In fact, Sununu has serious competition for the McCain slot in the current political lineup. There’s a possibility that Liz Cheney, subject of fulsome praise by those who admire telegenic political bravery, will do something. More likely, he’ll face two former GOP governors, Maryland’s Larry Hogan and Arkansas’ Asa Hutchinson, who have also leaned even more heavily into anti-Trump politics than Sununu, who for all his criticism says he’d vote for the former president again if he were the nominee. Both are also frequent TV guests who know how to pivot from politics questions to soliloquies about how governors are too busy solving problems to get involved in cable-TV political nastiness. That’s a not-especially-credible assertion given that America’s gubernatorial ranks also include culture warriors like Kristi Noem or (Hutchinson’s successor) Sarah Huckabee Sanders, but it’s the kind of thing that goes over brilliantly in media hits.
Still, while permanent Washington loves an apostate, it also rewards smart politics — and, in the current GOP, the two ex-governors’ complete break with Trump doesn’t seem like a winning move. Which leaves Sununu, who has enough of the partisan in him that, in a long, fun sit-down with my colleague Ryan Lizza, he repeatedly referenced the “Democrat party,” a back-bencher tic that suggests he’s more than the kumbaya candidate.
There are times when it can seem like Sununu was lab-designed to stroke the erogenous zones of Beltway careerists. Unlike Hogan (from blue Maryland) or Hutchinson (from red Arkansas), he comes from swing-state New Hampshire, a place that rewards flinty independence and doesn’t incentivize Republicans to take strong culture war positions that alienate elites. It also just happens to be the state where the McCain model of pundit-lionized Republican tends to thrive in the primaries, before coming back to Earth when the contests shift to more traditionally partisan states. (Sununu describes himself as a pro-choice Republican, though he says nice things about the Dobbs decision sending the issue back to the states.)
Sununu also profiles like a gregarious guy who genuinely enjoys mixing it up in the game of politics — a happy-warrior affect that enables him to not sound like a scold even when he’s quite clearly scolding Republicans for extremism, or Democrats for the same thing. No one likes a wet blanket. Signing off a “Meet the Press” interview last fall, he responded to Chuck Todd’s farewell by saying “thank you, brother,” and it felt like a popular jock taking a moment to high-five a lowly nerd. In a culture whose tastes are more often set by former nerds than former jocks, that kills.
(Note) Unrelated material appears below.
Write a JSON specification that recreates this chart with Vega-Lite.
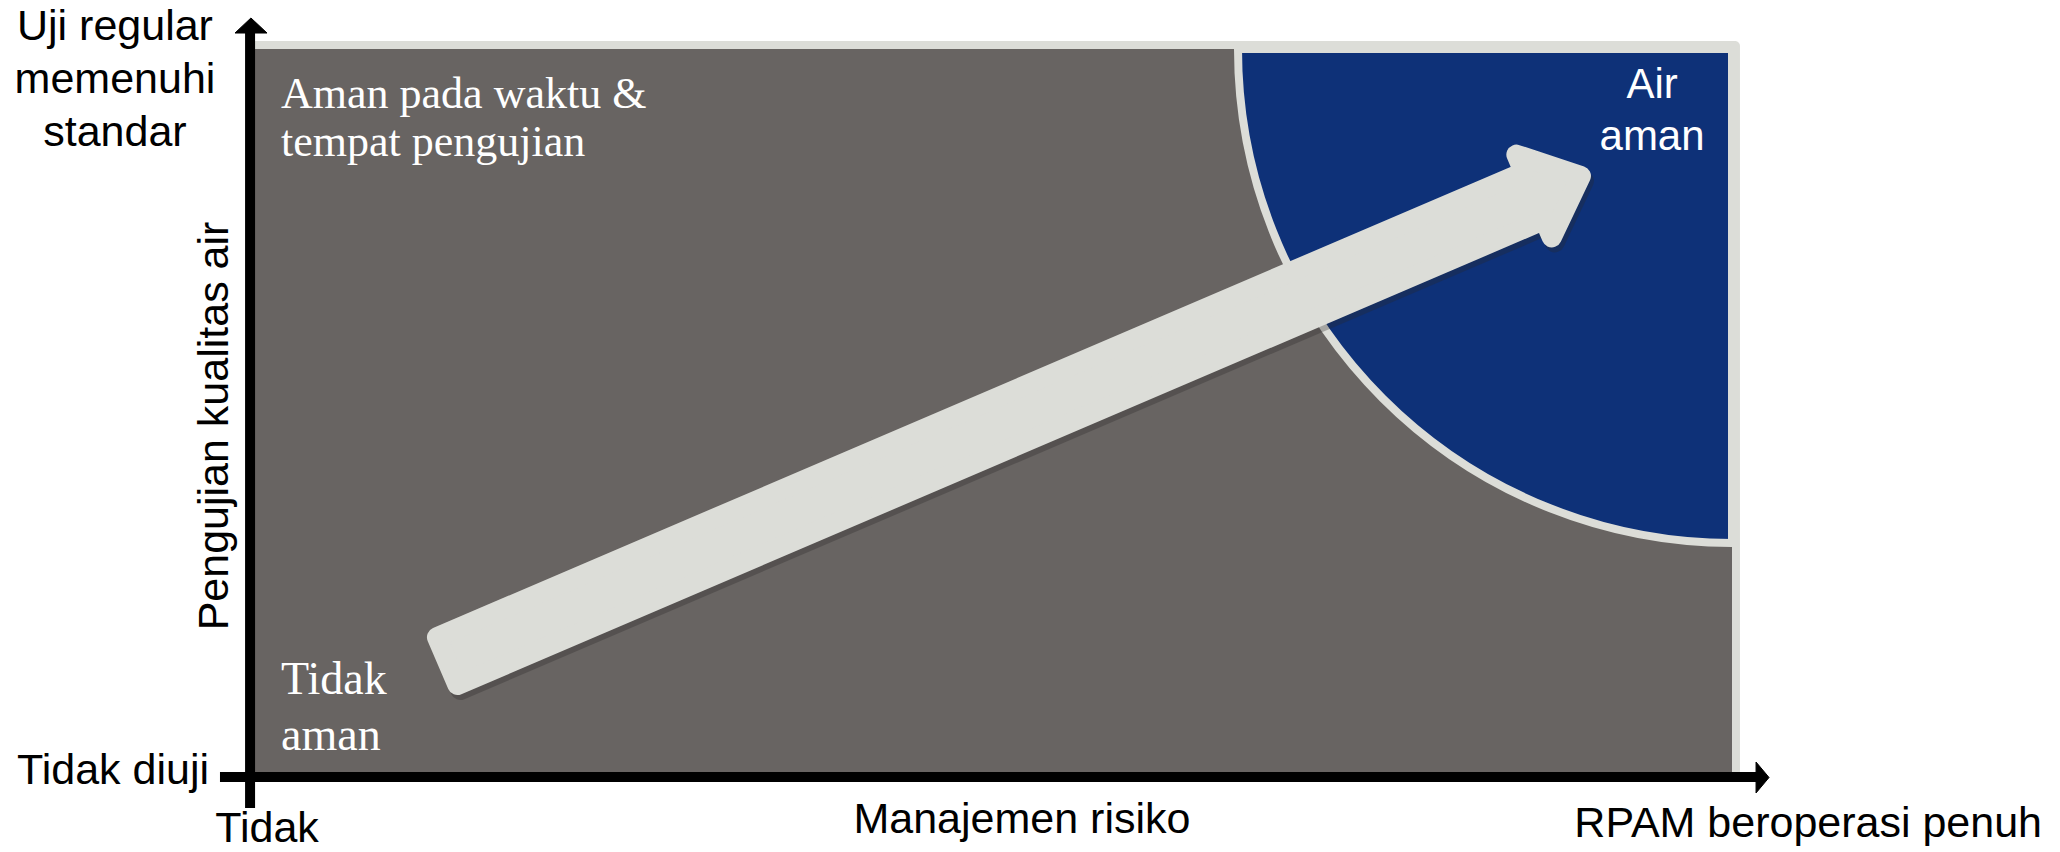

As a chief executive who makes a show of his executiveness (which makes for a convenient way to slam Joe Biden, a career senator who never ran anything until he became president), Sununu also embraces the opportunity to take shots at Washington. The commentariat tends to admire decisions like Sununu’s choice not to enter last year’s Senate race, especially as that choice infuriated professional GOP operatives who knew he could have won the seat for the party. “This whole town gives me the chills sometimes,” he told CBS this winter, adding, “I can explain to folks in Washington what a balanced budget actually means.”
Perhaps this tone bothers some denizens of the capital, many of whom have a granular understanding of the federal budget and how it differs from that of the nation’s 42nd-largest state. But the barbs are just as likely to please the Beltway’s masochistic streak. There’s nothing quite as Washington as publicly hating Washington. And if anyone should know, it’s Sununu. He may bleed granite, but he’s the son of a former White House chief of staff and a graduate of Northern Virginia’s legendarily selective Thomas Jefferson High School for Science and Technology, perhaps the DMV’s most prestigious public school. (He says he was furious at his parents for making him move away from New Hampshire.) His father also went on to host Crossfire. The man knows his Beltway political television.
Should Sununu have to suffer politically just because he has the sort of style and biography that flatters a certain type of Washington media agenda-setter? Of course not. And if he’s an optimist, he might even note that another perennial GOP-primary archetype — the wacky outsider with no political experience who soars in early polls by throwing politically inflammatory TV brickbats, a la Herman Cain in 2012 — was also assumed until recently to be forever doomed. Then Trump came along.
The bigger risk, maybe, is that being the favorite of the opinion elite makes you a less iconoclastic politician. You get invited on shows precisely because they know you’ll commit apostasy. You’re obliged to speak too much about Very Important Issues, which are disappointingly rare in public forums precisely because they tend not to move voters. You have a harder time getting quoted when there’s some big, lowbrow controversy afoot since that’s the one time rivals will agree to speak out — and variety demands that the others get coverage. The things that made you seem unusual become familiar. Media esteem is fleeting.
Luckily for him, Sununu has an out that some of the previous Washington heartthrobs lacked: an actual job — the sort of thing that makes for a very earnest-sounding talking point when the political questions start. “I’ve got a state to run,” he told “This Week” recently, when talk turned to his potential candidacy. “Unlike Congress, I don’t get vacation. It’s a 24/7 job, 365. Unlike Congress, I have to balance a budget in the next couple of months. Unlike Congress, I just have a lot of demands on me and I love that. It’s a hard job but, man, it is so fulfilling when you get stuff done.”